Distinct the relation
Group By category
Count Occupation for each Category
B = FOREACH A GENERATE Occupation as Occupation,Category as Category;
C = DISTINCT B;
D = GROUP C BY $1;
E = FOREACH D GENERATE group,COUNT(C.Occupation);
DUMP E;
In PigLatin, I want to group by 2 times, so as to select lines with 2 different laws.
I'm having trouble explaining the problem, so here is an example.
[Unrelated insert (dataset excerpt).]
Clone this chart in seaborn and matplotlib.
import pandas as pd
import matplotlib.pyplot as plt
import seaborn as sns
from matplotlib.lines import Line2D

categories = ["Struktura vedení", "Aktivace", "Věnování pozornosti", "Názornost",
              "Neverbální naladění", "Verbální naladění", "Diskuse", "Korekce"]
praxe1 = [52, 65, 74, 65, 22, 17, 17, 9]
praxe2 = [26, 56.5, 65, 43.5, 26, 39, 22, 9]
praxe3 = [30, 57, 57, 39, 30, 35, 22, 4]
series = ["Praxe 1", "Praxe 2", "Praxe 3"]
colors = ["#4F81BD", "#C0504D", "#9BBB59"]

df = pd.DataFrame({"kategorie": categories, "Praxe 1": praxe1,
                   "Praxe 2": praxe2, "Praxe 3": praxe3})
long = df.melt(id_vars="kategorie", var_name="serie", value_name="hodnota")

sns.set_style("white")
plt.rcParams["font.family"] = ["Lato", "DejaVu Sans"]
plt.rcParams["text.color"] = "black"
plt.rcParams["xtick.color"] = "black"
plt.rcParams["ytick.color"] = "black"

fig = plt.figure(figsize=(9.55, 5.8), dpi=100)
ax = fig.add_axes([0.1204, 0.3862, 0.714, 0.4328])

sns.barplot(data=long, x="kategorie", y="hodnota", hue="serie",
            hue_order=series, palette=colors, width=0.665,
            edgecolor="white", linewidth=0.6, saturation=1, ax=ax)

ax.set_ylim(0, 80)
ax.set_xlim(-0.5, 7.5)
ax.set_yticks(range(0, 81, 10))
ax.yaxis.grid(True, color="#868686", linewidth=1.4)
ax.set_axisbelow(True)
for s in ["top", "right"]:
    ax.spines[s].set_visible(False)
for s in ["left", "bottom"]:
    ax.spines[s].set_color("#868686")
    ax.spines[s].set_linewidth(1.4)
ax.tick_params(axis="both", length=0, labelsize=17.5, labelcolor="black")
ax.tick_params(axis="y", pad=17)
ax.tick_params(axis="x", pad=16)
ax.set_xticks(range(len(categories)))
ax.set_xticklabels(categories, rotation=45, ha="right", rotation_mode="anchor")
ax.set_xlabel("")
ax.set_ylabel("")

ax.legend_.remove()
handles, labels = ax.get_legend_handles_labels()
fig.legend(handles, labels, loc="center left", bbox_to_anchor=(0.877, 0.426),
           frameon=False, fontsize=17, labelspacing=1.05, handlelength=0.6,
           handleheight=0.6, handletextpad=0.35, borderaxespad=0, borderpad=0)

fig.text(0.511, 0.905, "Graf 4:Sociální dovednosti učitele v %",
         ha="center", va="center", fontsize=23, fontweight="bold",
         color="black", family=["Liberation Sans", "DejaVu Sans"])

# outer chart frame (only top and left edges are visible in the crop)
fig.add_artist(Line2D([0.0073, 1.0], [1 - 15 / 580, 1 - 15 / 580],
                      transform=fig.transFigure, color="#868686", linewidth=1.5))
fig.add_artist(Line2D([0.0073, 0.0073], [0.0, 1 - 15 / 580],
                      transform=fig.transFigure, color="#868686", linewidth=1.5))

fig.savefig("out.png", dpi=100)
Let's say I want to grab the specifications of the persons who have the nearest age as mine ($my_age) and have lot of money.
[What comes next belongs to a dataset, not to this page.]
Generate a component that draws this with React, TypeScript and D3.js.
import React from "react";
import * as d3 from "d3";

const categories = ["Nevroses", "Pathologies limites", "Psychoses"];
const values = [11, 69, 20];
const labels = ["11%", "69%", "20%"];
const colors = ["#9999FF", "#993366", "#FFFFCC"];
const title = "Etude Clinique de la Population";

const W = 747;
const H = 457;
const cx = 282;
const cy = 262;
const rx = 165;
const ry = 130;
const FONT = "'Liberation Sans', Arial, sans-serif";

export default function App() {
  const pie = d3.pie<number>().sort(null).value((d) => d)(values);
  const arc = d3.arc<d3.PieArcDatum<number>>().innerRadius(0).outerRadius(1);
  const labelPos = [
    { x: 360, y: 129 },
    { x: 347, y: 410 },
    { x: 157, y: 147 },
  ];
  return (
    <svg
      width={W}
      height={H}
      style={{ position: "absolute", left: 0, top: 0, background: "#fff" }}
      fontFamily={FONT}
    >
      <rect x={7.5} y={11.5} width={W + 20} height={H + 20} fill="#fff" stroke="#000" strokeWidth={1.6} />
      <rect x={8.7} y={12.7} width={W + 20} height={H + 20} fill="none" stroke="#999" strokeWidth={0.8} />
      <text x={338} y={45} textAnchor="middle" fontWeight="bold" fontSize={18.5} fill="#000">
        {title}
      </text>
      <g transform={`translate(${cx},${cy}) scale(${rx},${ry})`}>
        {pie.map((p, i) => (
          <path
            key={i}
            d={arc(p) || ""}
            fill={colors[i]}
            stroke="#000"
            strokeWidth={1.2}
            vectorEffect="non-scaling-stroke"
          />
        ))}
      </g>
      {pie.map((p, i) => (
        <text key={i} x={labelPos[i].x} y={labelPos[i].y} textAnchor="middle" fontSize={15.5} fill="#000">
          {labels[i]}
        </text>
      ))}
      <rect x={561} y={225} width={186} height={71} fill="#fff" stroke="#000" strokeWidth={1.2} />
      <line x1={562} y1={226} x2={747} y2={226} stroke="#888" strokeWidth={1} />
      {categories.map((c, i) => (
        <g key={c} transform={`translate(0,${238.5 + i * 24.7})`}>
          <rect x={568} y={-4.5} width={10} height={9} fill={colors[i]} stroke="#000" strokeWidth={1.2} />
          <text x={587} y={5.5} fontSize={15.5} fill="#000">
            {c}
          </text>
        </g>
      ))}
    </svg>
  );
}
Relation A is four columns, (name, address, zipcode, age, money)
B = GROUP A BY (address, zipcode); # group by the address
-- generate the address, the person's age ...
C = FOREACH B GENERATE group, MIN($my_age - age) AS min_age, FLATTEN(A);
D = FILTER C BY min_age == age
--Then group by as to select the richest, group by fails :
E = GROUP D BY group; or E = GROUP D BY (address, zipcode);
-- The end would work
D = FOREACH E GENERATE group, MAX(money) AS max_money, FLATTEN(A);
F = FILTER C BY max_money == money;
I've tried to filter at the same time the nearest and the richest, but it doesn't work, because you can have richest people who are oldest as mine.
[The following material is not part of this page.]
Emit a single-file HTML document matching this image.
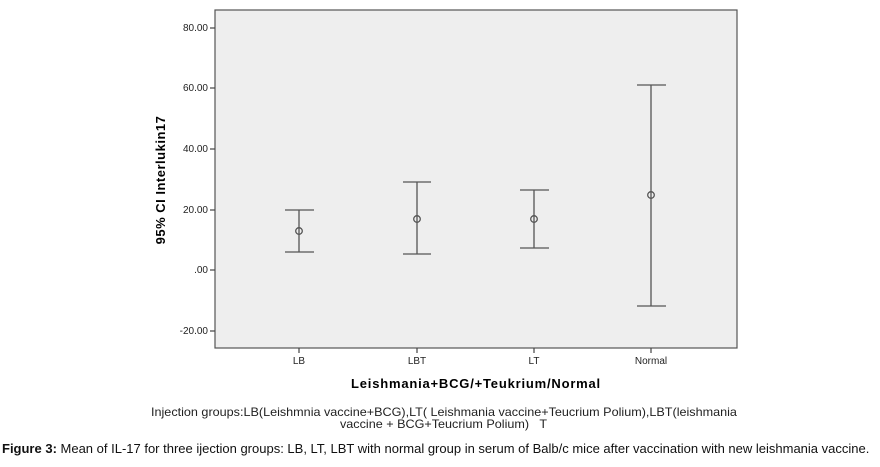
<!DOCTYPE html>
<html><head><style>
body{margin:0;width:880px;height:467px;background:#fff;overflow:hidden;font-family:"Liberation Sans",Arial,sans-serif;}
.cap{position:absolute;white-space:nowrap;transform-origin:0 0;}
</style></head><body>
<svg width="880" height="400" style="position:absolute;left:0;top:0" font-family="Liberation Sans, Arial, sans-serif">
<rect x="215" y="10" width="522" height="338" fill="#eeeeee" stroke="#555" stroke-width="1.2"/>
<g stroke="#444" stroke-width="1.2">
<line x1="210" y1="28" x2="215" y2="28"/><line x1="210" y1="88" x2="215" y2="88"/><line x1="210" y1="149" x2="215" y2="149"/><line x1="210" y1="210" x2="215" y2="210"/><line x1="210" y1="270" x2="215" y2="270"/><line x1="210" y1="331" x2="215" y2="331"/>
<line x1="299" y1="348" x2="299" y2="353"/><line x1="417" y1="348" x2="417" y2="353"/><line x1="534" y1="348" x2="534" y2="353"/><line x1="651" y1="348" x2="651" y2="353"/>
</g>
<g font-size="10" fill="#222" text-anchor="end">
<text x="208" y="31">80.00</text><text x="208" y="91">60.00</text><text x="208" y="152">40.00</text><text x="208" y="213">20.00</text><text x="208" y="273">.00</text><text x="208" y="334">-20.00</text>
</g>
<g font-size="10" fill="#222" text-anchor="middle">
<text x="299" y="364">LB</text><text x="417" y="364">LBT</text><text x="534" y="364">LT</text><text x="651" y="364">Normal</text>
</g>
<text x="476" y="388" font-size="13" font-weight="bold" text-anchor="middle" letter-spacing="0.8">Leishmania+BCG/+Teukrium/Normal</text>
<text transform="translate(165,180) rotate(-90)" font-size="13" font-weight="bold" text-anchor="middle" letter-spacing="0.5">95% CI Interlukin17</text>
<g stroke="#555" stroke-width="1.3" fill="none">
<line x1="299" y1="210" x2="299" y2="252"/><line x1="285" y1="210" x2="314" y2="210"/><line x1="285" y1="252" x2="314" y2="252"/><circle cx="299" cy="231" r="3.3"/>
<line x1="417" y1="182" x2="417" y2="254"/><line x1="403" y1="182" x2="431" y2="182"/><line x1="403" y1="254" x2="431" y2="254"/><circle cx="417" cy="219" r="3.3"/>
<line x1="534" y1="190" x2="534" y2="248"/><line x1="520" y1="190" x2="549" y2="190"/><line x1="520" y1="248" x2="549" y2="248"/><circle cx="534" cy="219" r="3.3"/>
<line x1="651" y1="85" x2="651" y2="306"/><line x1="637" y1="85" x2="666" y2="85"/><line x1="637" y1="306" x2="666" y2="306"/><circle cx="651" cy="195" r="3.3"/>
</g>
</svg>
<div class="cap" style="left:151px;top:405px;font-size:12px;color:#222;transform:scaleX(1.05)">Injection groups:LB(Leishmnia vaccine+BCG),LT( Leishmania vaccine+Teucrium Polium),LBT(leishmania</div>
<div class="cap" style="left:340px;top:417px;font-size:12px;color:#222;transform:scaleX(1.05)">vaccine + BCG+Teucrium Polium) &nbsp; T</div>
<div class="cap" style="left:2px;top:441px;font-size:13px;color:#111;transform:scaleX(1.0)"><b>Figure 3:</b> Mean of IL-17 for three ijection groups: LB, LT, LBT with normal group in serum of Balb/c mice after vaccination with new leishmania vaccine.</div>
</body></html>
An another more realistic example is :
You have demands file like : iddem, idopedem, datedem
You have operations file like : idope,labelope,dateope,idoftheday,infope
I want to return operations that matches demands like :
idopedem matches ideope.
The dateope must be the nearest with datedem.
If datedem - date_ope > 0, then I must select the operation with the max(idoftheday), else I must select the operation with the min(idoftheday).
Relation A is 5 columns (idope,labelope,dateope,idoftheday,infope)
Relation B is 3 columns (iddem, idopedem, datedem)
C = JOIN A BY idope, B BY idopedem;
D = FOREACH E GENERATE iddem, idope, datedem, dateope, ABS(datedem - dateope) AS datedelta, idoftheday, infope;
E = GROUP C BY iddem;
F = FOREACH D GENERATE group, MIN(C.datedelta) AS deltamin, FLATTEN(D);
G = FILTER F BY deltamin == datedelta;
--Then I must group by another time as to select the min or max idoftheday
H = GROUP G BY group; --Does not work when dump
H = GROUP G BY iddem; --Does not work when dump
I = FOREACH H GENERATE group, (datedem - dateope >= 0 ? max(idoftheday) as idofdaysel : min(idoftheday) as idofdaysel), FLATTEN(D);
J = FILTER F BY idofdaysel == idoftheday;
DUMP J;
Data in the 2nd example (note date are already in Unix format) :
You have demands file like :
1, 'ctr1', 1359460800000
2, 'ctr2', 1354363200000
You have operations file like :
idope,labelope,dateope,idoftheday,infope
'ctr0','toto',1359460800000,1,'blabla0'
'ctr0','tata',1359460800000,2,'blabla1'
'ctr1','toto',1359460800000,1,'blabla2'
'ctr1','tata',1359460800000,2,'blabla3'
'ctr2','toto',1359460800000,1,'blabla4'
'ctr2','tata',1359460800000,2,'blabla5'
'ctr3','toto',1359460800000,1,'blabla6'
'ctr3','tata',1359460800000,2,'blabla7'
Result must be like :
1, 'ctr1', 'tata',1359460800000,2,'blabla3'
2, 'ctr2', 'toto',1359460800000,1,'blabla4'
Sample input and output would help greatly, but from what you have posted it appears to me that the problem is not so much in writing the Pig script but in specifying what exactly it is you hope to accomplish. It's not clear to me why you're grouping at all. What is the purpose of grouping by address, for example?
Here's how I would solve your problem:
First, design an optimization function that will induce an ordering on your dataset that reflects your own prioritization of money vs. age. For example, to severely penalize large age differences but prefer more money with small ones, you could try:
scored = FOREACH A GENERATE *, money / POW(1+ABS($my_age-age)/10, 2) AS score;
ordered = ORDER scored BY score DESC;
top10 = LIMIT ordered 10;
That gives you the 10 best people according to your optimization function.
Then the only work is to design a function that matches your own judgments. For example, in the function I chose, a person with $100,000 who is your age would be preferred to someone with $350,000 who is 10 years older (or younger). But someone with $500,000 who is 20 years older or younger is preferred to someone your age with just $50,000. If either of those don't fit your intuition, then modify the formula. Likely a simple quadratic factor won't be sufficient. But with a little experimentation you can hit upon something that works for you.